On the court, Louisville won't miss much from Buckles move because he would be rehabbing his knee anyway. Plus, Louisville's starter, Chane Behanan, returns at power forward and newly signed freshman Montrezl Harrell figures to be his backup.
But Buckles' presence at Louisville likely would have helped on the court. His experience and understanding of Rick Pitino's offense and defense would come in handy as he could advise Behanan and Harrell.
Pitino said, "We will miss his personality and work ethic, but he is in good hands with (FIU coach and Rick's son) Richard (Pitino)."
Without Buckles, Louisville will need another power forward in the 2013 class.

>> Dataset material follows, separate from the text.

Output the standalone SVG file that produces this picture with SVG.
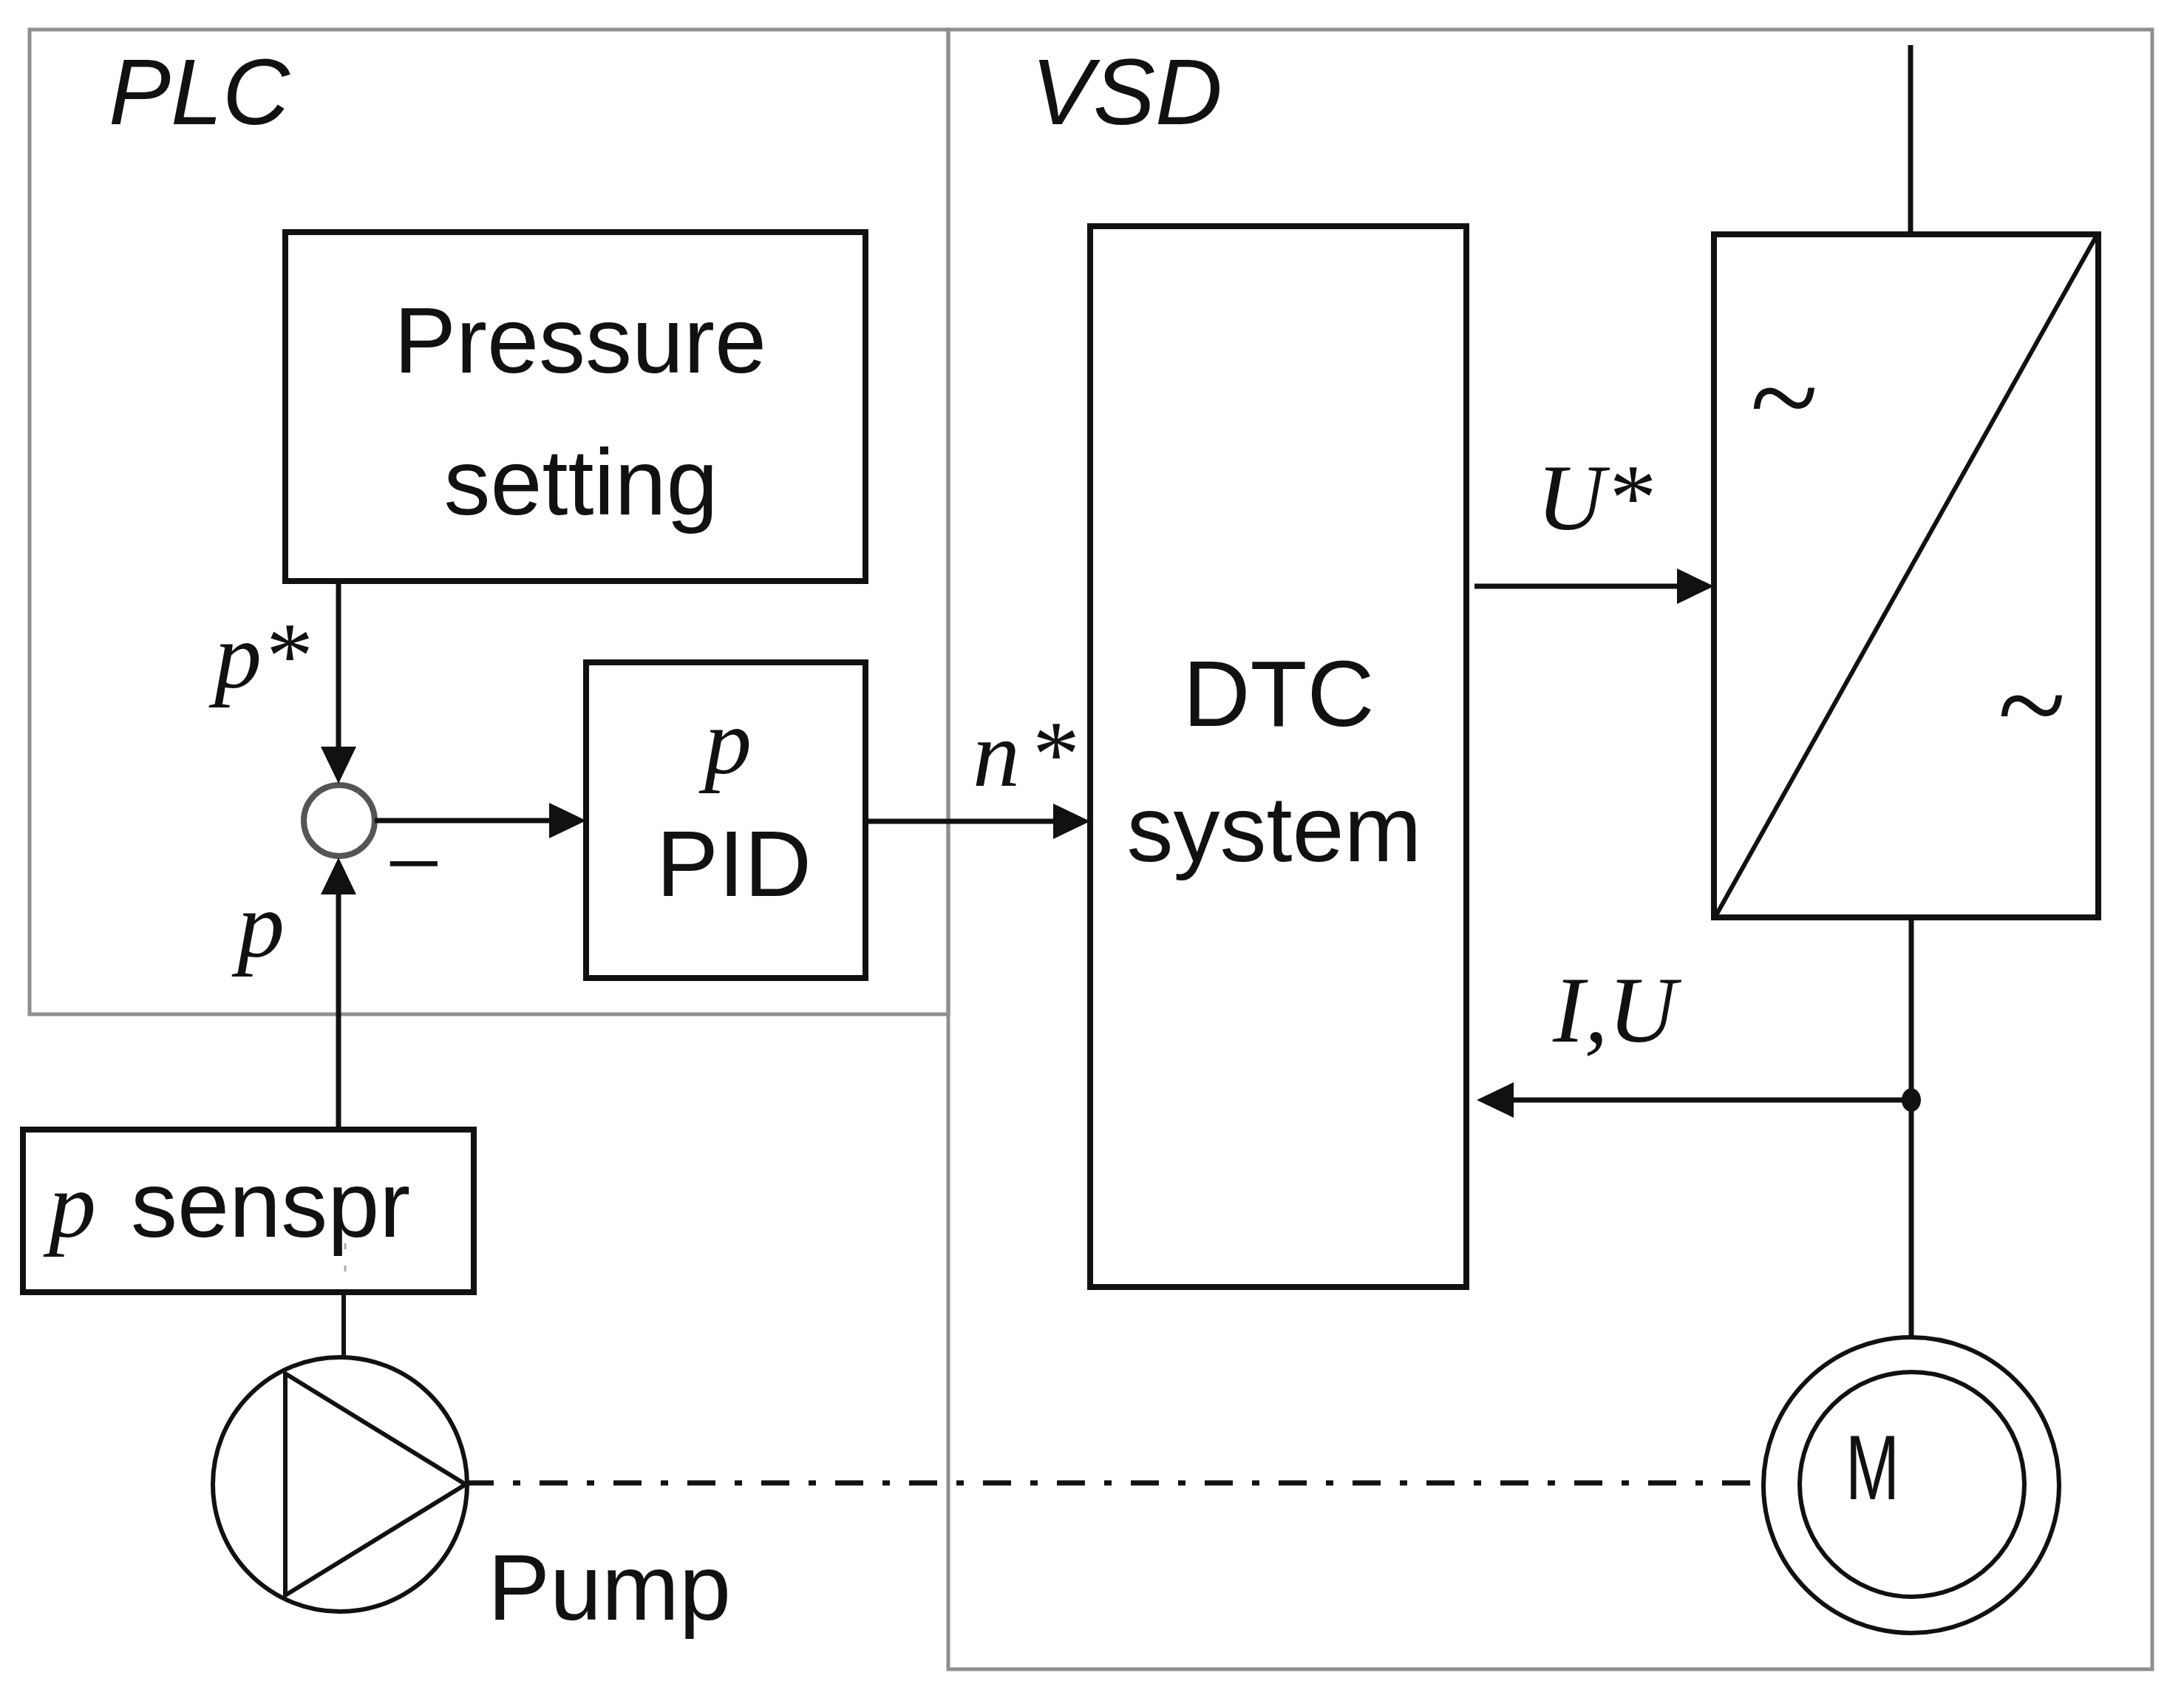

Behanan is likely to turn professional at the end of the 2012 season, and Stephan Van Treese and Jared Swopshire transferred out.
That means Harrell and Angel Nunez will be the only power forwards on campus the following year unless the Cardinals sign another power forward in this year's class.
WHY THE MOVE?
From UofL sources, it is clear that the move was Buckles' decision. In fact, weeks after the season, coach Rick Pitino was asked if Buckles may be headed to FIU with Richard and he replied with a definitive no. It was the elder Pitino's intention to keep Buckles in campus through his rehab.
A Miami native, Buckles' is moving back home at FIU and he'll go play his senior season in his hometown for his high school coach, FIU assistant coach Mark Lieberman, coaching him.
He was Florida Class 4A Player of the Year as a senior at Monsignor Pace High. Monsignor Pace won the state championship in his sophomore and junior seasons with Lieberman as his coach.